- Born: 6 August 1965 (age 61) Varde, Denmark
- Known for: biathlete
- Spouse: Øystein Slettemark

= Uiloq Slettemark =

Greenlandic biathlete

Uiloq Slettemark (born 6 August 1965) is a retired Greenlandic biathlete.

==Personal life==
Slettemark was born in Varde on 6 August, 1965. Her hometown is Nuuk. She is married to Øystein Slettemark, who is also a biathlete, as are their children Ukaleq (born 2001) and Sondre (born 2004). She agreed to marry her husband if he would ski across Greenland with her.

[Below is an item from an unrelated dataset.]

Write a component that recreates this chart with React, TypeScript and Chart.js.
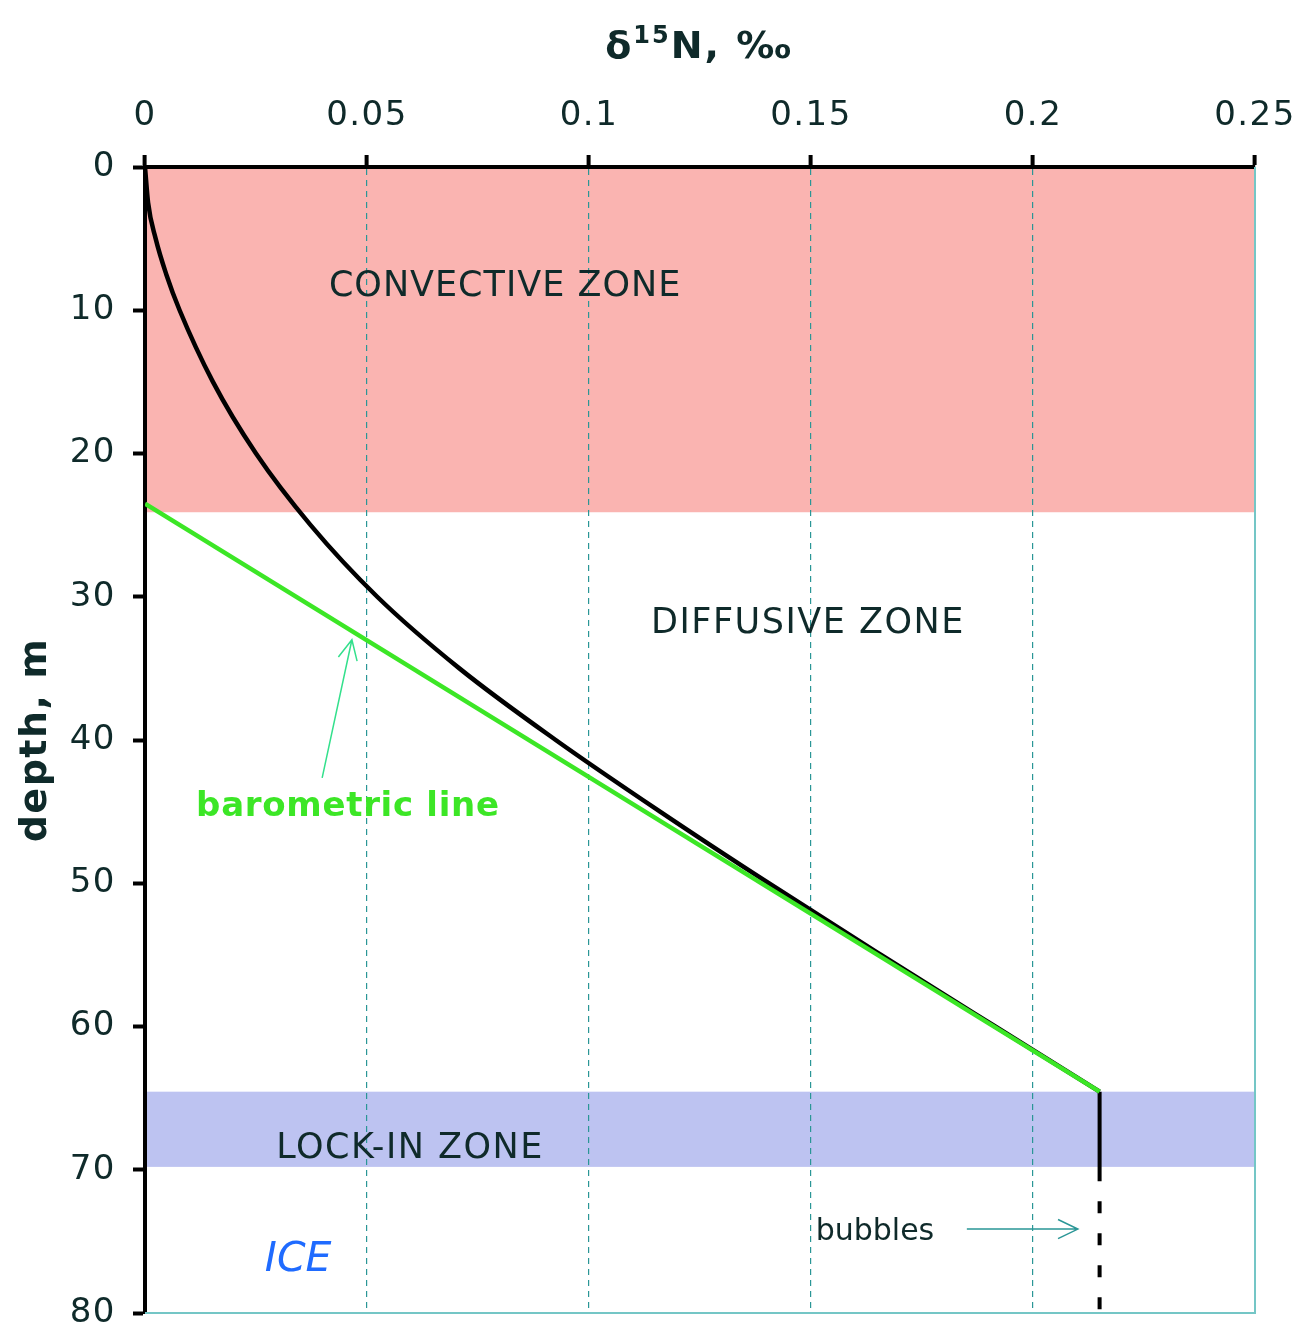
import React, { useEffect, useRef } from "react";
import { Chart, registerables } from "chart.js";

Chart.register(...registerables);

// ---- data ----
const xTicks = [0, 0.05, 0.1, 0.15, 0.2, 0.25];
const xTickLabels = ["0", "0.05", "0.1", "0.15", "0.2", "0.25"];
const yTicks = [0, 10, 20, 30, 40, 50, 60, 70, 80];

// modelled δ15N profile in the firn (black curve)
const profileDepth = [0, 2.5, 5, 7.5, 10, 15, 20, 25, 30, 35, 40, 45, 50, 55, 60, 64.55];
const profileDelta = [0, 0.0007, 0.0024, 0.0048, 0.0078, 0.0153, 0.025, 0.0373, 0.0523, 0.0708, 0.0925, 0.116, 0.1405, 0.1658, 0.1915, 0.215];

// barometric (gravitational) line
const barometricDepth = [23.5, 64.55];
const barometricDelta = [0, 0.215];

// lock-in segment and bubbles in ice
const lockInLineDepth = [64.55, 70.8];
const lockInLineDelta = [0.215, 0.215];
const bubblesDepth = [70.8, 80];
const bubblesDelta = [0.215, 0.215];

// zones (depth ranges, m)
const convectiveZone = [0, 24.1];
const lockInZone = [64.55, 69.8];

// ---- styles ----
const TEXT = "#0f2a2a";
const FONT = "'DejaVu Sans', Verdana, sans-serif";
const TEAL = "#2a9696";

const pts = (xs: number[], ys: number[]) => xs.map((x, i) => ({ x, y: ys[i] }));

const labels = [
  { text: "CONVECTIVE ZONE", x: 0.0811, y: 9.0, font: `35px ${FONT}`, color: TEXT, ls: "1px" },
  { text: "DIFFUSIVE ZONE", x: 0.1493, y: 32.5, font: `35px ${FONT}`, color: TEXT, ls: "1.5px" },
  { text: "LOCK-IN ZONE", x: 0.0597, y: 69.2, font: `35px ${FONT}`, color: TEXT, ls: "1.5px" },
  { text: "ICE", x: 0.0345, y: 77.1, font: `italic 41px ${FONT}`, color: "#1f6bff", ls: "0px" },
  { text: "bubbles", x: 0.1644, y: 74.9, font: `30px ${FONT}`, color: TEXT, ls: "0px" },
  { text: "barometric line", x: 0.0457, y: 45.3, font: `bold 34px ${FONT}`, color: "#3ce626", ls: "0.7px" },
];

const arrows = [
  { from: [0.0399, 42.65], to: [0.0466, 33.0], color: "#33e08c" },
  { from: [0.1851, 74.14], to: [0.2101, 74.14], color: TEAL },
];

const TICK_LS = "1.5px";

const overlayPlugin = {
  id: "overlay",
  beforeLayout(chart: any) {
    chart.ctx.letterSpacing = TICK_LS;
  },
  beforeDraw(chart: any) {
    const { ctx, chartArea: a, scales } = chart;
    ctx.letterSpacing = TICK_LS;
    const x = scales.x, y = scales.y;
    ctx.save();
    ctx.fillStyle = "#ffffff";
    ctx.fillRect(0, 0, chart.width, chart.height);
    const band = (r: number[], c: string) => {
      const y0 = y.getPixelForValue(r[0]);
      const y1 = y.getPixelForValue(r[1]);
      ctx.fillStyle = c;
      ctx.fillRect(a.left, y0, x.getPixelForValue(0.25) - a.left, y1 - y0);
    };
    band(convectiveZone, "#fab4b1");
    band(lockInZone, "#bdc3f1");
    ctx.restore();
  },
  beforeDatasetsDraw(chart: any) {
    const { ctx, chartArea: a } = chart;
    ctx.save();
    ctx.strokeStyle = "#74c6c6";
    ctx.lineWidth = 2;
    ctx.beginPath();
    ctx.moveTo(a.left, a.bottom);
    ctx.lineTo(a.right, a.bottom);
    ctx.lineTo(a.right, a.top);
    ctx.stroke();
    ctx.restore();
  },
  afterDatasetsDraw(chart: any) {
    const { ctx, scales } = chart;
    const x = scales.x, y = scales.y;
    ctx.save();
    ctx.textAlign = "center";
    ctx.textBaseline = "alphabetic";
    for (const l of labels) {
      ctx.font = l.font;
      ctx.letterSpacing = l.ls;
      ctx.fillStyle = l.color;
      ctx.fillText(l.text, x.getPixelForValue(l.x), y.getPixelForValue(l.y));
    }
    for (const ar of arrows) {
      const x0 = x.getPixelForValue(ar.from[0]);
      const y0 = y.getPixelForValue(ar.from[1]);
      const x1 = x.getPixelForValue(ar.to[0]);
      const y1 = y.getPixelForValue(ar.to[1]);
      const ang = Math.atan2(y1 - y0, x1 - x0);
      const h = 22, s = 0.45;
      ctx.strokeStyle = ar.color;
      ctx.lineWidth = 1.5;
      ctx.beginPath();
      ctx.moveTo(x0, y0);
      ctx.lineTo(x1, y1);
      ctx.moveTo(x1 - h * Math.cos(ang - s), y1 - h * Math.sin(ang - s));
      ctx.lineTo(x1, y1);
      ctx.lineTo(x1 - h * Math.cos(ang + s), y1 - h * Math.sin(ang + s));
      ctx.stroke();
    }
    ctx.restore();
  },
  afterDraw(chart: any) {
    const { ctx, chartArea: a } = chart;
    ctx.save();
    ctx.fillStyle = TEXT;
    ctx.textBaseline = "alphabetic";
    ctx.textAlign = "left";
    ctx.letterSpacing = "2px";
    // top title: δ15N, ‰
    const big = `bold 38px ${FONT}`;
    const small = `bold 24px ${FONT}`;
    ctx.font = big;
    const w1 = ctx.measureText("δ").width;
    const w3 = ctx.measureText("N, ‰").width;
    ctx.font = small;
    const w2 = ctx.measureText("15").width;
    const total = w1 + w2 + w3;
    let cx = 699 - total / 2;
    const base = 58;
    ctx.font = big;
    ctx.fillText("δ", cx, base);
    cx += w1;
    ctx.font = small;
    ctx.fillText("15", cx, base - 15);
    cx += w2;
    ctx.font = big;
    ctx.fillText("N, ‰", cx, base);
    // y title
    ctx.letterSpacing = "1.5px";
    ctx.translate(46, (a.top + a.bottom) / 2);
    ctx.rotate(-Math.PI / 2);
    ctx.textAlign = "center";
    ctx.font = `bold 38px ${FONT}`;
    ctx.fillText("depth, m", 0, 0);
    ctx.restore();
  },
};

export default function App() {
  const ref = useRef<HTMLCanvasElement | null>(null);
  useEffect(() => {
    document.body.style.margin = "0";
    const canvas = ref.current!;
    const chart = new Chart(canvas, {
      type: "scatter",
      data: {
        datasets: [
          {
            label: "barometric line",
            data: pts(barometricDelta, barometricDepth),
            showLine: true,
            borderColor: "#3ce626",
            borderWidth: 4.5,
            pointRadius: 0,
          },
          {
            label: "δ15N profile",
            data: pts(profileDelta, profileDepth),
            showLine: true,
            borderColor: "#000000",
            borderWidth: 4.5,
            pointRadius: 0,
            cubicInterpolationMode: "monotone",
          },
          {
            label: "lock-in",
            data: pts(lockInLineDelta, lockInLineDepth),
            showLine: true,
            borderColor: "#000000",
            borderWidth: 4,
            pointRadius: 0,
          },
          {
            label: "bubbles",
            data: pts(bubblesDelta, bubblesDepth),
            showLine: true,
            borderColor: "#000000",
            borderWidth: 4,
            borderDash: [12, 20],
            borderDashOffset: 12,
            pointRadius: 0,
          },
        ],
      } as any,
      options: {
        animation: false,
        responsive: false,
        devicePixelRatio: 1,
        layout: { padding: { left: 0, top: 0, right: 55, bottom: 27 } },
        plugins: { legend: { display: false }, tooltip: { enabled: false }, title: { display: false } },
        scales: {
          x: {
            type: "linear",
            position: "top",
            min: 0,
            max: 0.25,
            afterBuildTicks: (s: any) => {
              s.ticks = xTicks.map((v) => ({ value: v }));
            },
            afterFit: (s: any) => {
              s.height = 167;
              s.paddingLeft = 0;
              s.paddingRight = 0;
            },
            ticks: {
              callback: (_v: any, i: number) => xTickLabels[i],
              font: { family: FONT, size: 34 },
              color: TEXT,
              padding: 18.6,
              maxRotation: 0,
              autoSkip: false,
            },
            grid: {
              color: TEAL,
              lineWidth: 1.2,
              drawTicks: true,
              tickLength: 12,
              tickColor: "#000000",
              tickWidth: 4,
              tickBorderDash: [],
            },
            border: { display: true, color: "#000000", width: 4, dash: [6, 5] },
          },
          y: {
            type: "linear",
            reverse: true,
            min: 0,
            max: 80,
            afterBuildTicks: (s: any) => {
              s.ticks = yTicks.map((v) => ({ value: v }));
            },
            afterFit: (s: any) => {
              s.width = 145;
              s.paddingTop = 0;
              s.paddingBottom = 0;
            },
            ticks: {
              callback: (v: any) => String(v),
              font: { family: FONT, size: 34 },
              color: TEXT,
              padding: 17,
              autoSkip: false,
            },
            grid: {
              drawOnChartArea: false,
              drawTicks: true,
              tickLength: 12,
              tickColor: "#000000",
              tickWidth: 4,
            },
            border: { display: true, color: "#000000", width: 4 },
          },
        },
      } as any,
      plugins: [overlayPlugin],
    });
    return () => chart.destroy();
  }, []);
  return <canvas ref={ref} width={1310} height={1340} style={{ display: "block" }} />;
}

She was invited to join Sunniva Sorby's planned journey to ski across Antarctica in 2000. During the planning stages, Slettemark said that she was not afraid of the cold due to growing up in Greenland, though many of her relatives and friends had died in poor weather, but she did worry about fractures in the ice that the party might fall into. The project was ultimately cancelled due to insufficient funding.

==Athletic career==
Between the two of them, she and her hsuband have competed about thirty times in the Arctic Circle Race, both winning a large number of medals. The race is a challenging three-day race that covers 160 km. Uiloq had won 8 times by 2007 and won an eight time in 2008. In 2012, Uiloq said that she had won 14 medals in the race and she might have obtained 15 if she had not been seven months pregnant whilst competing one year. She did not compete in 2012, as she was busy with an invitation to cross the Greenland ice cap.

She competed in a number of International Ski and Snowboard Federation competitions between 1998 and 2018, including the 1999 Nordic World Championships, the 2000 Cross-Country World Cup held in Lamoura-Mouthe, the 2001 Nordic World Championships, and the 2002 Cross-Country World Cup held in Lillehammer.

In 2007, she competed at the Biathlon World Cup held in Holmenkollen, where she placed 83rd. In 2012, she competed at the Biathlon World Championships 2012 – Women's sprint and placed 107th. Uiloq said that during her peak years, she could have participated in the 2002 Winter Olympics and the 2006 Winter Olympics, but the Danish Olympic Committee had "completely unrealistic" requirements for athletes to be sent. She attempted a comeback for the 2010 Winter Olympics, but she fell 8 seconds short of the Danish Olympic Committee's requirements. Uiloq is the founder of the Greenland Biathlon Federation.